3. The minister is hesitant to introduce a cap on management fees
Ms Milton admitted subcontracting is in her list of “top six issues” that she is dealing with after being read out the FE Week analysis that showed that last year more than 10 providers charged average management fees of more than 30 per cent.
Asked if she would introduce a management fee cap, she said, “I hesitate, because how would you assess what that limit should be and for what?”.
“You would have to categorise all of the different levels of work the prime contractor did and put a price on that. That would not be that easy because the sector is so variable.
“I don’t know whether there should be a limit or that all subcontracted contracts should be looked at, where there will be a level above which you might investigate further.”
4. Still no movement on subsidised apprentice travel
In their 2017 party manifesto, the Conservatives committed to cutting travel costs for apprentices.
Ms Milton had previously told the committee she expected to come back with “good news” on this issue.
Her expectation did not become reality.
“I wish I had good news,” she said. “This is in the hands of the Department for Transport.

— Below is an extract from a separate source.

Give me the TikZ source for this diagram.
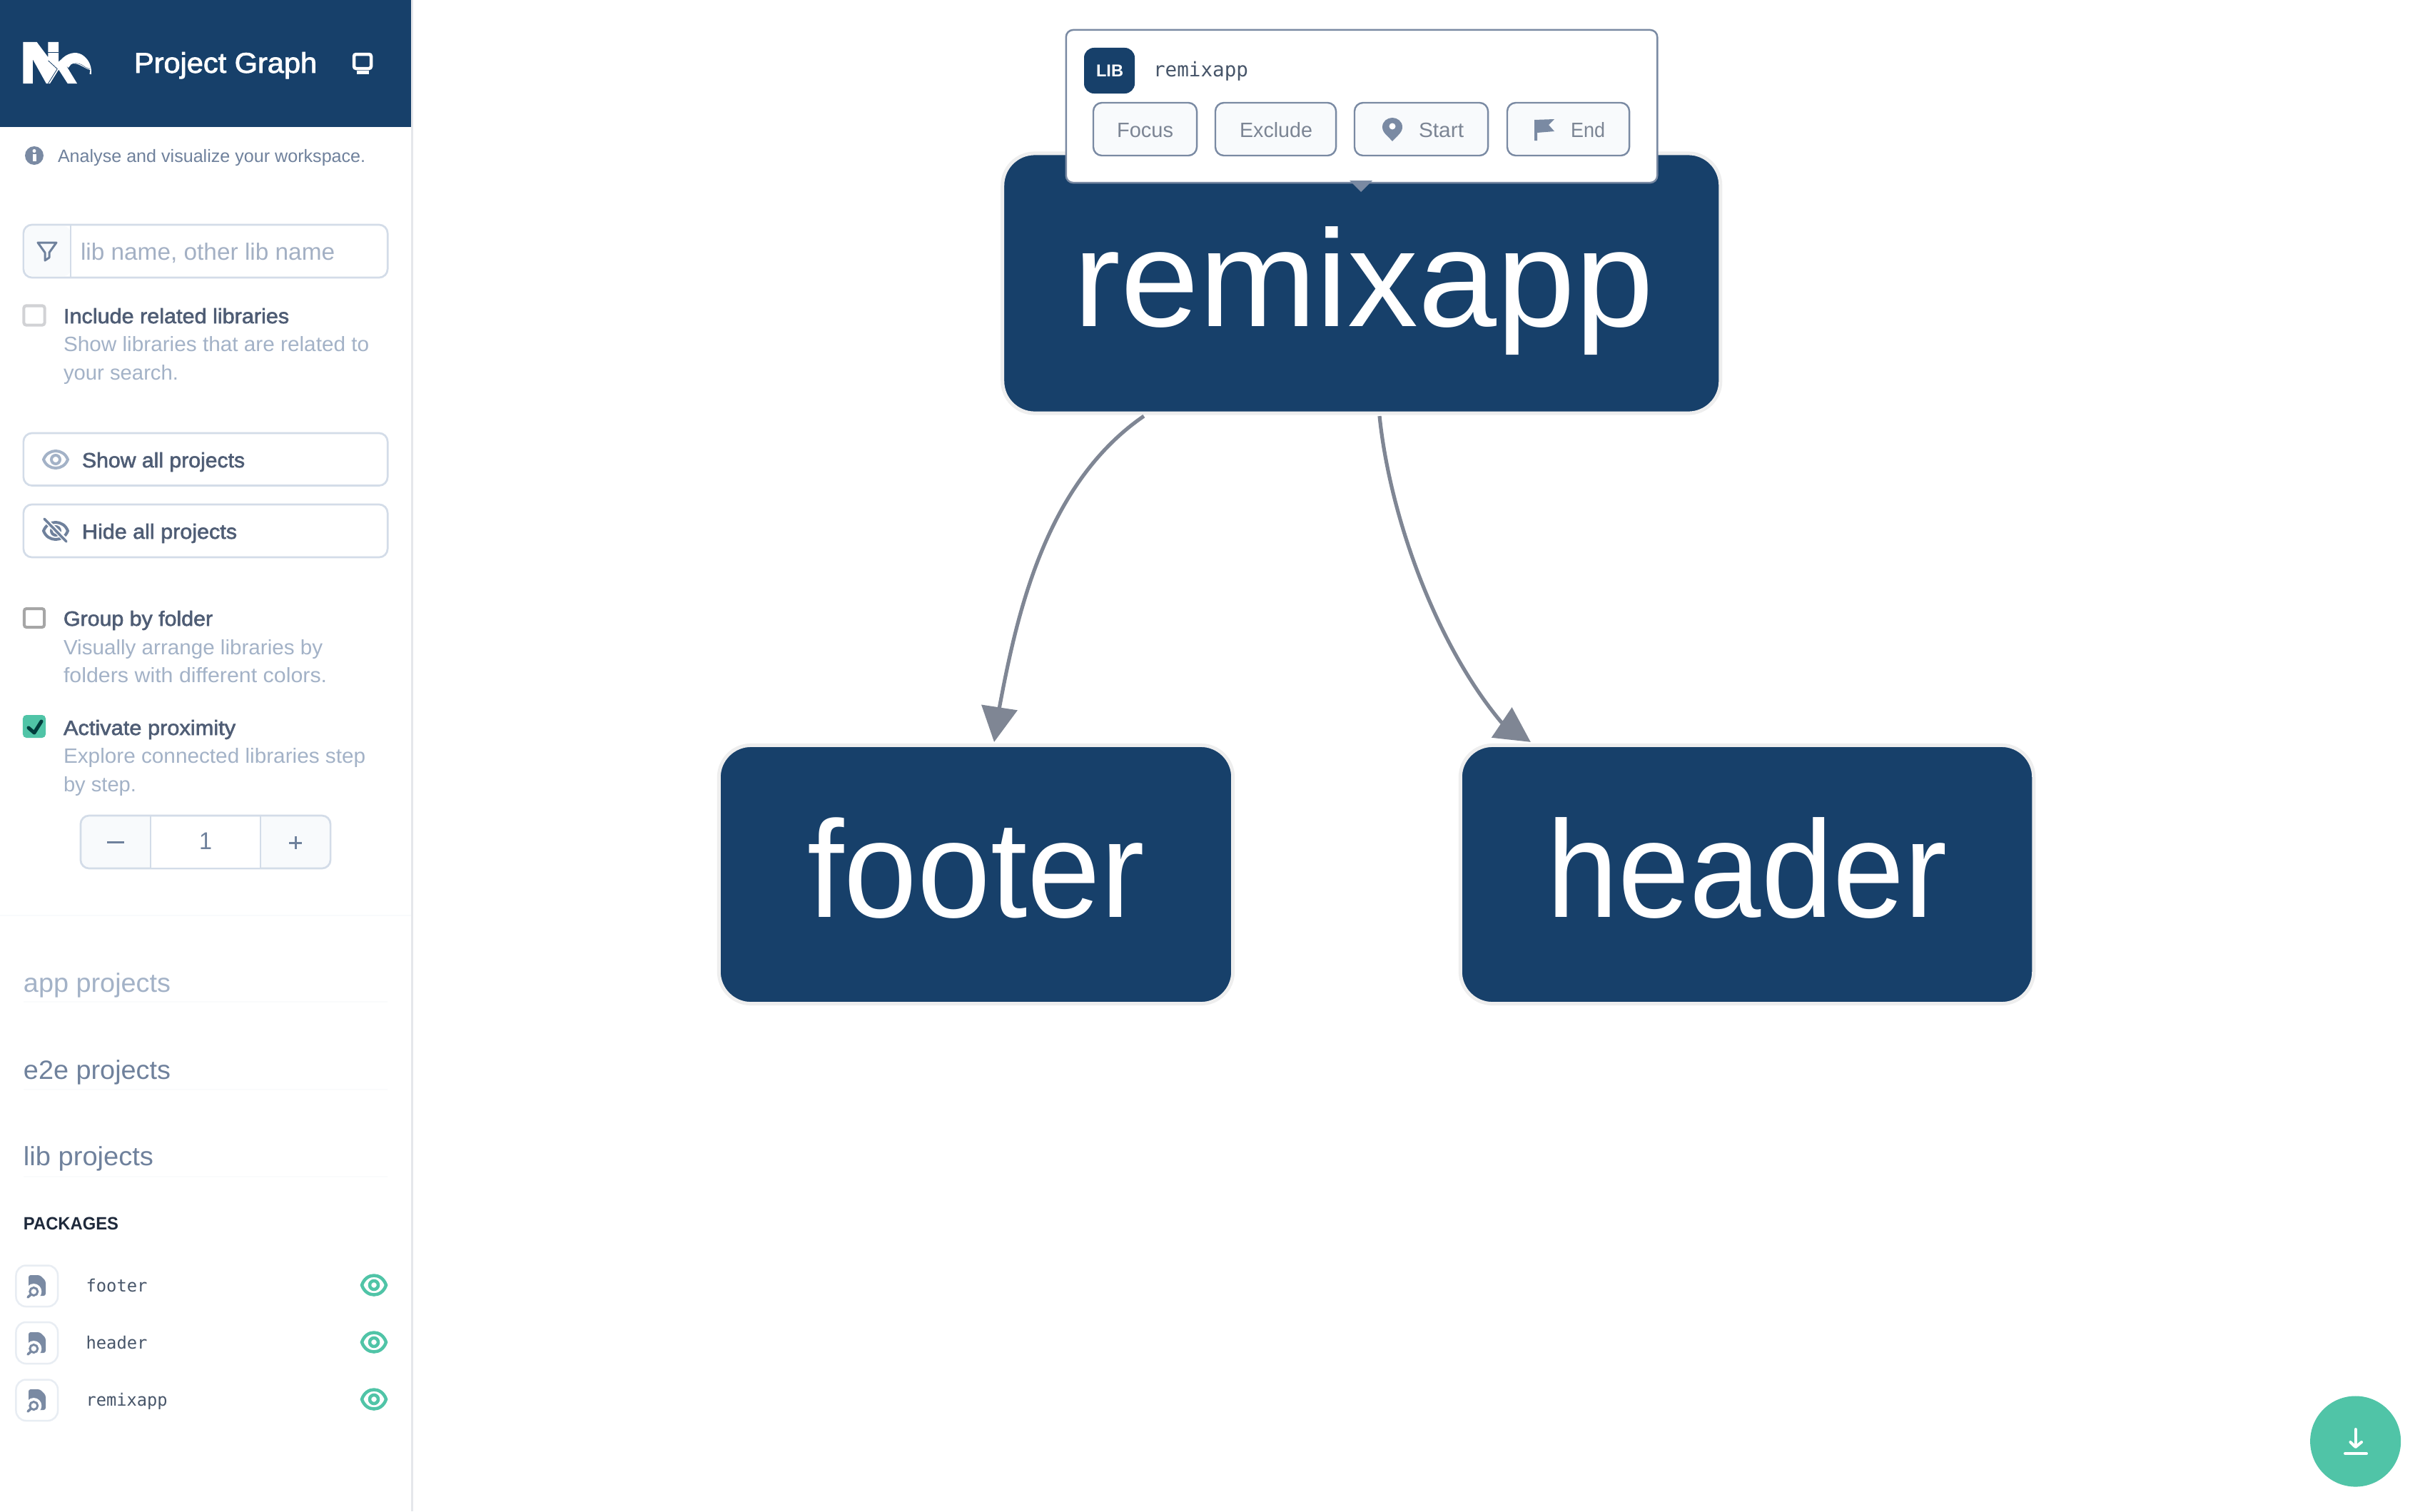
\documentclass[tikz,border=0pt]{standalone}
\usepackage{fontspec}
\usepackage{graphicx}
\setmainfont{Liberation Sans}
\newfontfamily\medf[FakeBold=2]{Liberation Sans}
\newfontfamily\monof{DejaVu Sans Mono}
\usetikzlibrary{arrows.meta,calc}
\definecolor{hdr}{HTML}{17406A}
\definecolor{slateb}{HTML}{7A8AA3}
\definecolor{sl3}{HTML}{D3DCE8}
\definecolor{pale}{HTML}{A3B2C7}
\definecolor{mid}{HTML}{4F5D75}
\definecolor{midm}{HTML}{475569}
\definecolor{slm}{HTML}{6F819C}
\definecolor{btnt}{HTML}{7C8594}
\definecolor{dark}{HTML}{1E293B}
\definecolor{tealc}{HTML}{50C4A7}
\definecolor{edgec}{HTML}{7F8694}
\definecolor{ringc}{HTML}{EEEEEE}
\definecolor{soft}{HTML}{F8FAFC}
\definecolor{fnt}{HTML}{FAFBFC}
\definecolor{divc}{HTML}{E5E7EB}
\definecolor{tile}{HTML}{E8EDF3}
\definecolor{holdc}{HTML}{A3B0C4}
\newcommand\fpx[1]{\fontsize{\dimexpr0.28453pt*#1\relax}{\dimexpr0.34pt*#1\relax}\selectfont}
\newcommand\wpx[2]{\resizebox{\dimexpr0.28453pt*#1\relax}{\height}{#2}}
% name x y width font colour text
\newcommand\tx[7]{\node[anchor=base west,inner sep=0,outer sep=0,text=#6] (#1) at (#2,#3) {#5\wpx{#4}{#7}};}
% name x1 y1 x2 y2 style
\newcommand\bx[6]{\pgfmathsetmacro\bw{(#4-#2)/100}\pgfmathsetmacro\bh{(#5-#3)/100}\node[#6,minimum width=\bw cm,minimum height=\bh cm,inner sep=0,outer sep=0] (#1) at ({(#2+#4)/2},{(#3+#5)/2}) {};}
\newcommand\eyeic[5]{\begin{scope}[shift={(#1,#2)}]
\draw[#3,line width=#4cm] (-17,0) .. controls (-11,-#5) and (11,-#5) .. (17,0) .. controls (11,#5) and (-11,#5) .. (-17,0) -- cycle;
\draw[#3,line width=#4cm] (0,0) circle (6);
\end{scope}}
\newcommand\pkgic[1]{\begin{scope}[shift={(52,#1)}]
\fill[slateb,rounded corners=0.03cm] (-12,-15) -- (4,-15) -- (12,-7) -- (12,14) -- (-12,14) -- cycle;
\fill[white] (-4.7,8) circle (11);
\draw[slateb,line width=0.03cm] (-4.7,8) circle (5.5);
\draw[slateb,line width=0.035cm,line cap=round] (-9,12.5) -- (-13,16);
\end{scope}}
\tikzset{
  gnode/.style={draw=ringc,line width=0.05cm,fill=hdr,rounded corners=0.45cm,text=white,inner sep=0,outer sep=0,font=\fpx{193},text height=1.40cm,text depth=0.20cm},
  edgeln/.style={edgec,line width=0.052cm,-{Triangle[length=4.9mm,width=5mm]}},
  softbox/.style={draw=sl3,line width=0.027cm,rounded corners=0.12cm,fill=white},
  popbtn/.style={draw=slateb,line width=0.024cm,rounded corners=0.12cm,fill=soft},
  tilebox/.style={draw=tile,line width=0.025cm,rounded corners=0.14cm,fill=white},
  faint/.style={fnt,line width=0.02cm}
}
\begin{document}
\begin{tikzpicture}[x=0.01cm,y=-0.01cm]
\useasboundingbox (0,0) rectangle (3398,2118);
\fill[white] (0,0) rectangle (3398,2118);
% sidebar
\fill[divc] (576,0) rectangle (579,2118);
\fill[hdr] (0,0) rectangle (576,178);
% logo
\begin{scope}[shift={(20,45)},x=0.003333cm,y=-0.003333cm]
\fill[white] (37,42) -- (95,42) -- (142,105) -- (142,42) -- (187,42) -- (187,125) -- (205,108)
  .. controls (235,82) and (270,82) .. (292,100) .. controls (315,118) and (327,145) .. (324,178)
  -- (317,176) -- (320,160) .. controls (290,150) and (265,125) .. (240,135) -- (228,150) -- (218,140)
  -- (265,217) -- (225,217) -- (187,158) -- (150,217) -- (135,217) -- (78,115) -- (78,217) -- (37,217) -- cycle;
\draw[hdr,line width=0.008cm] (143,120) -- (181,155) -- (143,216);
\draw[hdr,line width=0.006cm] (142,86) -- (187,86);
\draw[hdr,line width=0.004cm] (232,148) .. controls (245,125) and (275,128) .. (295,145) .. controls (305,152) and (312,152) .. (318,156);
\end{scope}
\tx{title}{188}{102}{256}{\medf\fpx{40}}{white}{Project Graph}
% monitor icon
\draw[white,line width=0.045cm,fill=hdr,rounded corners=0.03cm] (496,76) rectangle (520,96);
\fill[white] (500,99) rectangle (517,104);
% intro
\fill[slateb] (48,218) circle (13);
\fill[white] (48,211.5) circle (2.5);
\fill[white] (45.5,216) rectangle (50.5,226);
\tx{intro}{81}{227}{431}{\fpx{25}}{slm}{Analyse and visualize your workspace.}
% search
\bx{search}{33}{315}{543}{389}{softbox}
\begin{scope}
\fill[soft,rounded corners=0.1cm] (35,317) rectangle (99,387);
\draw[sl3,line width=0.027cm] (99,316) -- (99,388);
\end{scope}
\draw[slm,line width=0.03cm,line join=round] (53,340) -- (79,340) -- (69,354) -- (69,361) -- (63,365) -- (63,354) -- cycle;
\tx{placeholder}{113}{364}{356}{\fpx{33}}{holdc}{lib name, other lib name}
% checkbox 1
\bx{cb1}{33.5}{428.5}{62.5}{455.5}{draw=divc!80!gray,line width=0.04cm,rounded corners=0.03cm,fill=white}
\tx{inclT}{89}{453}{316}{\medf\fpx{29}}{mid}{Include related libraries}
\tx{inclA}{89}{492}{428}{\fpx{29}}{pale}{Show libraries that are related to}
\tx{inclB}{89}{532}{161}{\fpx{29}}{pale}{your search.}
% show / hide
\bx{showb}{33}{607}{543}{680.5}{softbox}
\eyeic{78}{644}{pale}{0.04}{16}
\tx{showT}{115}{655}{228}{\medf\fpx{29}}{mid}{Show all projects}
\bx{hideb}{33}{707}{543}{781}{softbox}
\eyeic{78}{744}{slm}{0.04}{16}
\draw[white,line width=0.07cm] (64,729) -- (94,759);
\draw[slm,line width=0.035cm,line cap=round] (62,727) -- (93,759);
\tx{hideT}{115}{755}{217}{\medf\fpx{29}}{mid}{Hide all projects}
% group
\bx{cb2}{34}{853}{62}{879}{draw=gray!70,line width=0.04cm,rounded corners=0.03cm,fill=white}
\tx{grpT}{89}{877}{209}{\medf\fpx{29}}{mid}{Group by folder}
\tx{grpA}{89}{917}{363}{\fpx{29}}{pale}{Visually arrange libraries by}
\tx{grpB}{89}{956}{369}{\fpx{29}}{pale}{folders with different colors.}
% proximity
\bx{cb3}{32}{1002}{64}{1034}{fill=tealc,rounded corners=0.05cm}
\draw[black!20!teal!60!black,line width=0.05cm,line cap=round,line join=round] (40,1020) -- (48,1027) -- (58,1011);
\tx{proxT}{89}{1030}{241}{\medf\fpx{29}}{mid}{Activate proximity}
\tx{proxA}{89}{1069}{423}{\fpx{29}}{pale}{Explore connected libraries step}
\tx{proxB}{89}{1109}{102}{\fpx{29}}{pale}{by step.}
% stepper
\bx{stepper}{113}{1143}{463}{1217}{draw=sl3,line width=0.027cm,rounded corners=0.12cm,fill=soft}
\fill[white] (211,1144.5) rectangle (365,1215.5);
\draw[sl3,line width=0.027cm] (211,1144) -- (211,1216);
\draw[sl3,line width=0.027cm] (365,1144) -- (365,1216);
\draw[slm,line width=0.03cm] (150,1180) -- (174,1180);
\draw[slm,line width=0.03cm] (405,1181) -- (423,1181);
\draw[slm,line width=0.03cm] (414,1172) -- (414,1190);
\tx{stepnum}{279}{1190}{18}{\fpx{34}}{slm}{1}
% separators
\draw[soft,line width=0.02cm] (0,1283) -- (576,1283);
\draw[faint] (33,1404) -- (543,1404);
\draw[faint] (33,1527) -- (543,1527);
\draw[faint] (33,1649) -- (543,1649);
\tx{apps}{33}{1390}{206}{\fpx{37}}{pale}{app projects}
\tx{e2es}{33}{1512}{206}{\fpx{37}}{slm}{e2e projects}
\tx{libs}{33}{1633}{182}{\fpx{37}}{slm}{lib projects}
\tx{pkgs}{33}{1723}{133}{\bfseries\fpx{25}}{dark}{PACKAGES}
% package rows
\bx{t1}{22.5}{1773.5}{81}{1831}{tilebox}
\bx{t2}{22.5}{1853}{81}{1911}{tilebox}
\bx{t3}{22.5}{1933.5}{81}{1991}{tilebox}
\pkgic{1802}\pkgic{1882}\pkgic{1962}
\tx{p1}{120.5}{1810}{86}{\monof\fpx{24}}{midm}{footer}
\tx{p2}{120.5}{1890}{86}{\monof\fpx{24}}{midm}{header}
\tx{p3}{120.5}{1970}{114}{\monof\fpx{24}}{midm}{remixapp}
\eyeic{524}{1801}{tealc}{0.045}{18}
\eyeic{524}{1881}{tealc}{0.045}{18}
\eyeic{524}{1961}{tealc}{0.045}{18}
% graph
\node[gnode,minimum width=10.055cm,minimum height=3.64cm] (remixapp) at (1907.75,397) {\hspace*{0.06cm}\wpx{812}{remixapp}};
\node[gnode,minimum width=7.20cm,minimum height=3.62cm] (footer) at (1367.5,1225.5) {\wpx{472}{footer}};
\node[gnode,minimum width=8.03cm,minimum height=3.62cm] (header) at (2448,1225.5) {\wpx{561}{header}};
\coordinate (e1m) at (1400.5,991);
\coordinate (e2m) at (2103.5,1012);
\draw[edgeln] ([xshift=-3.0475cm,yshift=-0.04cm]remixapp.south) .. controls (1465,678) and (1425,860) .. (e1m) -- ([xshift=0.255cm,yshift=0.045cm]footer.north);
\draw[edgeln] ([xshift=0.2525cm,yshift=-0.04cm]remixapp.south) .. controls (1947,720) and (2010,900) .. (e2m) -- ([xshift=-3.03cm,yshift=0.045cm]header.north);
% popup
\bx{popup}{1494}{42}{2322}{256}{draw=slateb,line width=0.025cm,rounded corners=0.1cm,fill=white}
\fill[slateb] (1891,253) -- (1923,253) -- (1907,269) -- cycle;
\bx{libbadge}{1519}{67}{1590}{131}{fill=hdr,rounded corners=0.14cm}
\tx{libt}{1536}{107}{38}{\bfseries\fpx{24}}{white}{LIB}
\tx{popname}{1616}{107}{133}{\monof\fpx{28}}{midm}{remixapp}
\bx{bfocus}{1532}{144}{1677}{218}{popbtn}
\bx{bexcl}{1703}{144}{1872}{218}{popbtn}
\bx{bstart}{1898}{144}{2085}{218}{popbtn}
\bx{bend}{2112}{144}{2283}{218}{popbtn}
\tx{tfocus}{1565}{192}{79}{\fpx{29}}{btnt}{Focus}
\tx{texcl}{1737}{192}{102}{\fpx{29}}{btnt}{Exclude}
\tx{tstart}{1988}{192}{63}{\fpx{29}}{btnt}{Start}
\tx{tend}{2201}{192}{48}{\fpx{29}}{btnt}{End}
\fill[slateb] (1951,198) .. controls (1944,190) and (1937,186) .. (1937,178) .. controls (1937,170) and (1944,165) .. (1951,165) .. controls (1958,165) and (1965,170) .. (1965,178) .. controls (1965,186) and (1958,190) .. (1951,198) -- cycle;
\fill[white] (1951,177) circle (4.5);
\fill[slateb] (2150,168) -- (2178,167) -- (2170,175) -- (2178,184) -- (2154,186) -- (2154,197) -- (2150,197) -- cycle;
% download
\node[circle,fill=tealc,minimum size=1.27cm,inner sep=0,outer sep=0] (fab) at (3300.6,2020) {};
\draw[white,line width=0.04cm,line cap=round] (3300.6,2003) -- (3300.6,2027);
\draw[white,line width=0.04cm,line cap=round,line join=round] (3293.4,2021) -- (3300.6,2028) -- (3309,2021);
\draw[white,line width=0.04cm,line cap=round] (3286,2037) -- (3316,2037);
\end{tikzpicture}
\end{document}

I have met the minister responsible and they have done their first stage of work and are now doing their second stage and will report later this year.
“I don’t know when the government will make an announcement on it.”
Ian Mearns, the MP for Gateshead, was “really disappointed in this answer”.
“Unless there is intervention from the DfE to make sure students can get to their work placements or colleges, those students will not be able to access the tuition they so desperately need,” he said.
5. Milton STILL hasn’t met with the IfA’s apprentice panel
In May, Ms Milton admitted she had not met with the Institute for Apprenticeships’ panel of apprentices more than 12 months after it was established.
Asked if she has finally met them, the minister said: “No, but I think I have a date in my diary.”
She added that she meets “hundreds” of other apprentices and there is “nothing quite as powerful as the experience of someone who has done it”.
6. She’s open to introducing more “flexibilities” in the levy
The minister said she is currently going through the apprenticeship levy “sector by sector to see what changes would make it more usable for employers”.
She said her department has introduced “some flexibilities” – such as allowing employers to transfer 10 per cent of their levy funds to multiple businesses – and she will “continue to introduce some [flexibilities] if they help ensure that the levy is spent on the purpose for which it was intended”.
7. 147 former Carillion apprentices are expected to be “lost” from the skills system
A total of 1,148 apprentice bricklayers, carpenters and builders suddenly found themselves out of work when the outsourcing giant Carillion went into liquidation in January.
Ms Milton told the committee that 147 of those trainees are currently “disengaged” with finding new work or training “despite numerous target attempts”.
“There will have to be a point where we no longer target them because you can’t go on,” she said.
“I don’t think we’ve met that point yet but we will have to. It is very disappointing and demonstrates the tragedy for learners when a company like Carillion goes under, because we have lost some young people and we can’t afford to lose anybody.”
8. “Leave it a year” before starting T-levels
In probably her most shocking statement, Ms Milton said she wouldn’t encourage her children to study the new T-level qualifications in their first year.
“I’m a parent of four children. If somebody said to me your children can do this new qualification, I would say ‘leave it a year’,” she said.